Früher
war alles einfacher.
Da gab
es die sowjetische und die amerikanische Einflusszone in der Welt.
Man
muckte nicht auf, sondern tat das was der jeweilige große Bruder befahl.
Wer
nicht direkt zu den Blöcken gehörte, weil er ökonomisch nicht interessant oder
weit weg war (Südamerika, Afrika), sollte in der Regel eine proamerikanische
Regierung haben. Gelang dies nicht, wurde eben von der CIA ein Oppositioneller
groß gemacht und/oder der amerikakritische Präsident ermordet.
Daß
heute nicht nur USA-begeisterte Regierungschefs in Südamerika hocken, hängt
auch damit zusammen, daß die CIA legendär unfähig ist.
Die CIA
ist der Mr. Bean unter den Geheimdiensten.
Die
wirklich wichtigen Ereignisse verschlafen sie grundsätzlich. Völlig überrascht
wurde das Weiße Haus von den Putschen gegen Gorbatschow und Jelzin, von den
Krisen in Georgien und der Ukraine.
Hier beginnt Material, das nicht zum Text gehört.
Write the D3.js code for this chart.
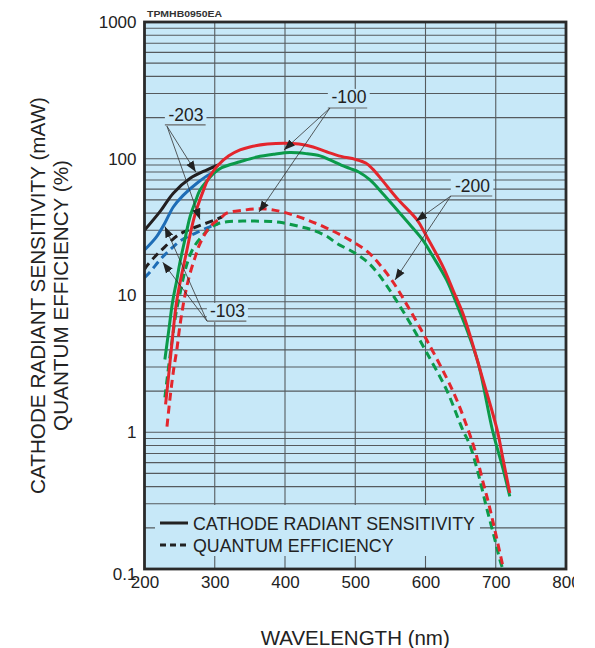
<!DOCTYPE html>
<html>
<head>
<meta charset="utf-8">
<script src="https://cdn.jsdelivr.net/npm/d3@7"></script>
<style>
  html, body { margin: 0; padding: 0; background: #fff; }
  svg { display: block; font-family: "Liberation Sans", Arial, Helvetica, sans-serif; }
</style>
</head>
<body>
<div id="chart"></div>
<script>
// Spectral response: cathode radiant sensitivity (mA/W) and quantum efficiency (%)
// Each point is [wavelength nm, value]

const red_sensitivity = [[230,1.6],[235,2.8],[240,5],[245,8.5],[250,12],[255,16],[260,21],[265,28],[270,36],[275,44],[284,59],[290,70],[297,80],[305,90],[320,105],[336,116],[350,122],[375,128],[400,130],[420,128],[440,122],[460,112],[480,104],[500,99],[515,93],[525,84],[540,68],[560,51],[588,35.7],[600,28],[625,16.2],[640,10.7],[653,7.45],[665,4.8],[680,2.6],[702,1.04],[710,0.65],[720,0.36]];

const green_sensitivity = [[229,3.4],[235,5.8],[240,9],[246,13],[250,17],[257,25],[265,38],[272,48],[279,59],[290,70],[298,78],[310,86],[336,95],[360,103],[385,108],[407,111],[430,109],[450,105],[464,98],[480,90],[492,85],[505,80],[521,70],[540,55],[560,42],[580,32],[596,25.5],[610,19.5],[630,13],[645,8.5],[659,5.6],[675,3.2],[696,1.0],[710,0.55],[720,0.34]];

const black_sensitivity = [[200,30],[222,41],[241,56],[265,72],[289,83],[305,90]];

const blue_sensitivity = [[200,21.5],[217,26.8],[229,33.9],[241,44.4],[255,54],[275,66.5],[293,77],[300,79]];

const red_qe = [[232,1.1],[237,1.9],[242,3],[246,4],[250,5.8],[255,8.5],[260,11.5],[265,14.6],[272,19],[279,24],[293,31.7],[310,37.5],[317,40],[340,42],[360,43],[380,42.5],[403,40],[430,36],[460,31],[492,25.5],[517,21],[535,16.8],[554,12.5],[578,7.8],[602,4.7],[630,2.5],[645,1.7],[659,1.1],[670,0.75],[682,0.43],[690,0.3],[699,0.19],[711,0.1]];

const green_qe = [[229,1.8],[235,3.2],[240,5],[245,7.5],[250,10],[256,14],[262,18],[270,22.5],[279,26],[293,31],[305,33.5],[317,34.6],[340,35],[357,35],[380,34.8],[397,34],[420,32],[440,30],[460,27],[474,24],[497,20.8],[515,18],[531,14.8],[554,10],[578,6.3],[602,3.8],[630,2.04],[653,1.04],[663,0.81],[675,0.5],[687,0.28],[698,0.17],[706,0.116],[710,0.1]];

const black_qe = [[200,15.5],[203,16.4],[215,19.3],[229,22.7],[248,27.7],[265,30.5],[281,32.8],[300,35.7],[310,37.5]];

const blue_qe = [[200,13.5],[208,14.9],[224,18.7],[240,22.5],[253,25.5],[272,28.5],[293,31.8],[305,33.5]];

const xTicks = [200, 300, 400, 500, 600, 700, 800];
const yTicks = [0.1, 1, 10, 100, 1000];
const yTickLabels = ["0.1", "1", "10", "100", "1000"];

const legendLabels = ["CATHODE RADIANT SENSITIVITY", "QUANTUM EFFICIENCY"];
const yTitleLines = ["CATHODE RADIANT SENSITIVITY (mAW)", "QUANTUM EFFICIENCY (%)"];
const xTitle = "WAVELENGTH (nm)";
const codeLabel = "TPMHB0950EA";

// Type-number callouts: label anchor and arrow tips in data units [nm, value]
const callouts = [
  { text: "-203", center: [259, 189], lineFrom: 229, lineTo: 287, lineVal: 177, origin: [232, 173], tips: [[273, 80], [279, 36]] },
  { text: "-103", center: [318, 6.97], lineFrom: 289, lineTo: 345, lineVal: 6.5, origin: [289, 6.5], tips: [[229, 32], [226, 17.5]] },
  { text: "-100", center: [491, 256], lineFrom: 461, lineTo: 517, lineVal: 235, origin: [464, 235], tips: [[398.6, 116], [363, 40.8]] },
  { text: "-200", center: [667, 57.5], lineFrom: 636, lineTo: 695, lineVal: 53.4, origin: [636, 53.4], tips: [[586.5, 35], [556.6, 13]] }
];

const COLORS = { red: "#e3262d", green: "#0b9a4a", blue: "#1e6db6", black: "#231f20" };
const BG = "#c7e8f8";
const GRID = "#555a5e";

const W = 574, H = 648;
const plot = { left: 144.5, right: 566, top: 22, bottom: 569 };

const svg = d3.select("#chart").append("svg").attr("width", W).attr("height", H);

const x = d3.scaleLinear().domain([200, 800]).range([plot.left, plot.right]);
const y = d3.scaleLog().domain([0.1, 1000]).range([plot.bottom, plot.top]);

const defs = svg.append("defs");
defs.append("clipPath").attr("id", "plotclip").append("rect")
  .attr("x", plot.left).attr("y", plot.top)
  .attr("width", plot.right - plot.left).attr("height", plot.bottom - plot.top);
defs.append("marker").attr("id", "arrow")
  .attr("viewBox", "0 0 10 10").attr("refX", 10).attr("refY", 5)
  .attr("markerWidth", 11).attr("markerHeight", 11).attr("markerUnits", "userSpaceOnUse")
  .attr("orient", "auto")
  .append("path").attr("d", "M0,1.2 L10,5 L0,8.8 Z").attr("fill", "#222");

// Plot background
svg.append("rect")
  .attr("x", plot.left).attr("y", plot.top)
  .attr("width", plot.right - plot.left).attr("height", plot.bottom - plot.top)
  .attr("fill", BG);

// Grid: logarithmic minor lines and wavelength lines
const gridVals = [];
for (let e = -1; e < 3; e++) {
  for (let m = 1; m <= 9; m++) {
    const v = m * Math.pow(10, e);
    if (v > 0.1 + 1e-9) gridVals.push(v);
  }
}
const grid = svg.append("g").attr("stroke", GRID).attr("stroke-width", 1.1);
grid.selectAll("line.h").data(gridVals).join("line").attr("class", "h")
  .attr("x1", plot.left).attr("x2", plot.right)
  .attr("y1", d => y(d)).attr("y2", d => y(d));
grid.selectAll("line.v").data(xTicks.slice(1, -1)).join("line").attr("class", "v")
  .attr("x1", d => x(d)).attr("x2", d => x(d))
  .attr("y1", plot.top).attr("y2", plot.bottom);

// Legend panel masks the grid behind it
const legendBox = { x: plot.left + 10.5, y: plot.bottom - 64, w: 325, h: 51 };
svg.append("rect").attr("x", legendBox.x).attr("y", legendBox.y)
  .attr("width", legendBox.w).attr("height", legendBox.h).attr("fill", BG);

// Curves
const line = d3.line()
  .x(d => x(d[0])).y(d => y(d[1]))
  .curve(d3.curveCatmullRom.alpha(0.5));

const curves = svg.append("g").attr("clip-path", "url(#plotclip)").attr("fill", "none")
  .attr("stroke-linejoin", "round");

const series = [
  { data: black_qe, color: COLORS.black, dashed: true },
  { data: blue_qe, color: COLORS.blue, dashed: true },
  { data: green_qe, color: COLORS.green, dashed: true },
  { data: red_qe, color: COLORS.red, dashed: true },
  { data: black_sensitivity, color: COLORS.black, dashed: false },
  { data: blue_sensitivity, color: COLORS.blue, dashed: false },
  { data: green_sensitivity, color: COLORS.green, dashed: false },
  { data: red_sensitivity, color: COLORS.red, dashed: false }
];
curves.selectAll("path").data(series).join("path")
  .attr("d", d => line(d.data))
  .attr("stroke", d => d.color)
  .attr("stroke-width", 3)
  .attr("stroke-dasharray", d => d.dashed ? "8,5" : null);

// Callouts with label panels, underline and leader arrows
const callG = svg.append("g");
callouts.forEach(c => {
  const g = callG.append("g");
  const bg = g.append("rect").attr("fill", BG);
  const t = g.append("text")
    .attr("x", x(c.center[0])).attr("y", y(c.center[1]))
    .attr("text-anchor", "middle")
    .attr("font-size", 17.5).attr("fill", "#222")
    .text(c.text);
  const bb = t.node().getBBox();
  const uy = y(c.lineVal);
  bg.attr("x", Math.min(bb.x - 3, x(c.lineFrom))).attr("y", bb.y + 2)
    .attr("width", Math.max(bb.x + bb.width + 3, x(c.lineTo)) - Math.min(bb.x - 3, x(c.lineFrom)))
    .attr("height", uy - bb.y - 1);
  g.append("line")
    .attr("x1", x(c.lineFrom)).attr("x2", x(c.lineTo))
    .attr("y1", uy).attr("y2", uy)
    .attr("stroke", "#666").attr("stroke-width", 1.2);
  c.tips.forEach(tip => {
    g.append("line")
      .attr("x1", x(c.origin[0])).attr("y1", y(c.origin[1]))
      .attr("x2", x(tip[0])).attr("y2", y(tip[1]))
      .attr("stroke", "#333").attr("stroke-width", 0.8)
      .attr("marker-end", "url(#arrow)");
  });
});

// Legend
const leg = svg.append("g");
legendLabels.forEach((lab, i) => {
  const ly = legendBox.y + 18 + i * 22;
  leg.append("line")
    .attr("x1", legendBox.x + 5).attr("x2", legendBox.x + 33)
    .attr("y1", ly).attr("y2", ly)
    .attr("stroke", "#222").attr("stroke-width", 3)
    .attr("stroke-dasharray", i === 1 ? "6,4" : null);
  leg.append("text")
    .attr("x", legendBox.x + 38).attr("y", ly + 7)
    .attr("font-size", 17.8).attr("fill", "#222")
    .text(lab);
});

// Frame
svg.append("rect")
  .attr("x", plot.left).attr("y", plot.top)
  .attr("width", plot.right - plot.left).attr("height", plot.bottom - plot.top)
  .attr("fill", "none").attr("stroke", "#2a2a2a").attr("stroke-width", 2.8);

// Axes (labels only)
const xAxis = svg.append("g")
  .attr("transform", `translate(0,${plot.bottom})`)
  .call(d3.axisBottom(x).tickValues(xTicks).tickSize(0).tickPadding(7).tickFormat(d3.format("d")));
const yAxis = svg.append("g")
  .attr("transform", `translate(${plot.left},0)`)
  .call(d3.axisLeft(y).tickValues(yTicks).tickSize(0).tickPadding(8)
    .tickFormat((d, i) => yTickLabels[i]));
[xAxis, yAxis].forEach(a => {
  a.select(".domain").remove();
  a.selectAll("text")
    .attr("font-size", 17)
    .attr("font-family", "\"Liberation Sans\", Arial, sans-serif")
    .attr("fill", "#222");
});
yAxis.selectAll(".tick").filter(d => d === 0.1).select("text").attr("dy", "0.62em");

// Axis titles
const cy = (plot.top + plot.bottom) / 2;
yTitleLines.forEach((txt, i) => {
  svg.append("text")
    .attr("transform", `translate(${45 + i * 23},${cy}) rotate(-90)`)
    .attr("text-anchor", "middle")
    .attr("font-size", 20.7).attr("fill", "#222")
    .text(txt);
});
svg.append("text")
  .attr("x", (plot.left + plot.right) / 2).attr("y", 645)
  .attr("text-anchor", "middle")
  .attr("font-size", 20.5).attr("fill", "#222")
  .text(xTitle);

// Drawing code
svg.append("text")
  .attr("x", plot.left + 2.5).attr("y", 16.5)
  .attr("font-size", 9.5).attr("font-weight", "bold").attr("fill", "#333")
  .attr("textLength", 75).attr("lengthAdjust", "spacingAndGlyphs")
  .text(codeLabel);
</script>
</body>
</html>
Sie bemerkten weder die Arabellion noch den
Mauerfall und hatten selbstredend trotz zahlreicher Hinweise auch keine Ahnung
von bin Ladens Aktivitäten bevor die Twin-Towers als Staub am Boden lagen.
Fidel
Castro ist fast 90 und noch immer hat keiner der Dutzenden CIA-Tötungsversuche
auf ihn funktioniert.
Manchmal
habe ich den Eindruck die amerikanischen Geheimdienste haben ihre eigentlich
Funktion als Vorlage für spannenden Hollywood-Blockbuster oder zugegebenermaßen
gut gemachte Serien à la „Homeland.“
Wenn der
CIA auch nur halb so effektiv wie der Mossad, die Stasi oder gar der KGB
arbeitete, wäre inzwischen die ganze Welt amerikanisch.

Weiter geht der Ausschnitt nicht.